# [Challenge]
Give back exactly the lines from the beginning of the listing below to the line holding "freq = [k / 256 for k in range(n_bins)]", both ends included; the pictures stay out.

--- start Source data ---

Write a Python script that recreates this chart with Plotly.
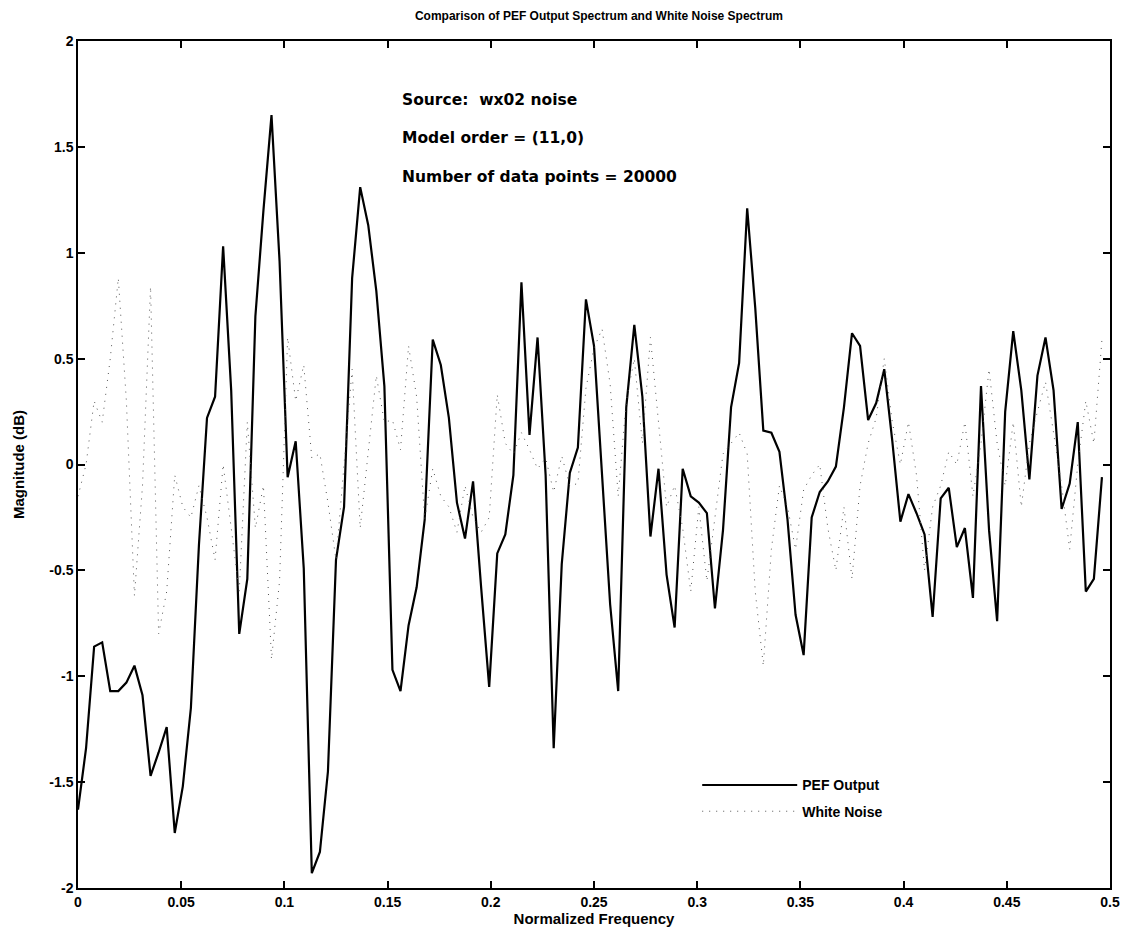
import plotly.graph_objects as go

# frequency grid (normalized frequency, 128 bins up to 0.5)
n_bins = 128
freq = [k / 256 for k in range(n_bins)]

pef_output = [
    -1.63, -1.34, -0.86, -0.84, -1.07, -1.07, -1.03, -0.95, -1.09, -1.47,
    -1.36, -1.24, -1.74, -1.52, -1.15, -0.38, 0.22, 0.32, 1.03, 0.35,
    -0.80, -0.54, 0.70, 1.20, 1.65, 0.96, -0.06, 0.11, -0.49, -1.93,
    -1.83, -1.45, -0.45, -0.20, 0.88, 1.31, 1.13, 0.82, 0.37, -0.97,
    -1.07, -0.76, -0.58, -0.26, 0.59, 0.47, 0.22, -0.18, -0.35, -0.08,
    -0.58, -1.05, -0.42, -0.33, -0.05, 0.86, 0.14, 0.60, -0.05, -1.34,
    -0.47, -0.04, 0.08, 0.78, 0.56, -0.05, -0.66, -1.07, 0.27, 0.66,
    0.32, -0.34, -0.02, -0.52, -0.77, -0.02, -0.15, -0.18, -0.23, -0.68,
    -0.31, 0.27, 0.48, 1.21, 0.74, 0.16, 0.15, 0.06, -0.26, -0.71,
    -0.90, -0.25, -0.13, -0.08, -0.01, 0.27, 0.62, 0.56, 0.21, 0.29,
    0.45, 0.11, -0.27, -0.14, -0.23, -0.33, -0.72, -0.16, -0.11, -0.39,
    -0.30, -0.63, 0.37, -0.31, -0.74, 0.25, 0.63, 0.35, -0.07, 0.42,
    0.60, 0.35, -0.21, -0.09, 0.20, -0.60, -0.54, -0.06,
]

white_noise = [
    -0.15, 0.00, 0.30, 0.20, 0.50, 0.88, 0.30, -0.62, -0.10, 0.84,
    -0.80, -0.60, -0.05, -0.20, -0.25, -0.10, -0.25, -0.45, 0.00, -0.30,
    -0.60, 0.20, -0.30, -0.10, -0.92, -0.55, 0.60, 0.30, 0.47, 0.03,
    0.05, -0.18, -0.45, 0.00, 0.45, -0.30, 0.05, 0.42, 0.20, 0.21,
    0.07, 0.56, 0.32, -0.26, -0.02, -0.15, -0.20, -0.32, -0.10, -0.25,
    -0.32, -0.25, 0.33, 0.10, 0.05, 0.15, 0.07, -0.02, 0.03, -0.13,
    0.04, -0.10, -0.09, 0.36, 0.55, 0.64, 0.38, -0.15, 0.30, 0.50,
    0.10, 0.60, 0.20, -0.20, -0.10, -0.30, -0.60, -0.20, -0.55, -0.25,
    0.05, 0.10, 0.15, 0.05, -0.60, -0.95, -0.40, -0.10, -0.20, -0.40,
    -0.12, -0.05, 0.00, -0.30, -0.50, -0.20, -0.54, -0.10, 0.10, 0.22,
    0.50, 0.20, 0.00, 0.20, -0.05, -0.50, -0.20, -0.10, 0.06, 0.00,
    0.20, -0.15, 0.10, 0.45, 0.10, -0.10, 0.20, -0.20, 0.10, 0.25,
    0.39, 0.15, -0.10, -0.40, 0.00, 0.30, 0.10, 0.59,
]

x_ticks = [0, 0.05, 0.1, 0.15, 0.2, 0.25, 0.3, 0.35, 0.4, 0.45, 0.5]
x_ticktext = ["0", "0.05", "0.1", "0.15", "0.2", "0.25", "0.3", "0.35", "0.4", "0.45", "0.5"]
y_ticks = [-2, -1.5, -1, -0.5, 0, 0.5, 1, 1.5, 2]
y_ticktext = ["-2", "-1.5", "-1", "-0.5", "0", "0.5", "1", "1.5", "2"]

info_lines = ["Source:  wx02 noise", "Model order = (11,0)", "Number of data points = 20000"]

FONT = "Liberation Sans"
WIDE = "DejaVu Sans"

fig = go.Figure()
fig.add_trace(go.Scatter(
    x=freq, y=pef_output, mode="lines", name="PEF Output", legendgroup="a",
    line=dict(color="black", width=2.2),
))
fig.add_trace(go.Scatter(
    x=freq, y=white_noise, mode="lines", name="White Noise", legendgroup="b",
    line=dict(color="#555555", width=1, dash="1px,6px"),
))

axis_common = dict(
    showgrid=False, zeroline=False, showline=True, linecolor="black", linewidth=1.5,
    mirror="ticks", ticks="inside", ticklen=7, tickcolor="black", tickwidth=1.5,
    automargin=False,
    tickfont=dict(family=FONT, size=14, color="black", weight="bold"),
)

fig.update_layout(
    width=1115, height=920,
    margin=dict(l=70, r=13, t=33, b=40),
    paper_bgcolor="white", plot_bgcolor="white",
    title=dict(
        text="<b>Comparison of PEF Output Spectrum and White Noise Spectrum</b>",
        x=0.53, xanchor="center", y=0.991, yanchor="middle",
        font=dict(family=FONT, size=12, color="black"),
    ),
    xaxis=dict(
        range=[0, 0.5], tickvals=x_ticks, ticktext=x_ticktext,
        title=dict(text="<b>Normalized Frequency</b>", standoff=3,
                   font=dict(family=FONT, size=15, color="black")),
        **axis_common,
    ),
    yaxis=dict(
        range=[-2, 2], tickvals=y_ticks, ticktext=y_ticktext,
        title=dict(text="<b>Magnitude (dB)</b>", standoff=21,
                   font=dict(family=FONT, size=15, color="black")),
        **axis_common,
    ),
    legend=dict(
        x=0.6, y=0.14, xanchor="left", yanchor="top",
        bgcolor="rgba(0,0,0,0)", borderwidth=0,
        itemwidth=95, tracegroupgap=5,
        font=dict(family=FONT, size=14, color="black", weight="bold"),
    ),
    showlegend=True,
)

for i, line in enumerate(info_lines):
    fig.add_annotation(
        xref="paper", yref="paper", x=0.312, y=0.93 - i * 0.045,
        xanchor="left", yanchor="middle", showarrow=False,
        text="<b>" + line + "</b>",
        font=dict(family=WIDE, size=15.5, color="black"),
    )

fig.write_html("out.html")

--- end Source data ---

# [Solution to this problem]
Write a Python script that recreates this chart with Plotly.
import plotly.graph_objects as go

# frequency grid (normalized frequency, 128 bins up to 0.5)
n_bins = 128
freq = [k / 256 for k in range(n_bins)]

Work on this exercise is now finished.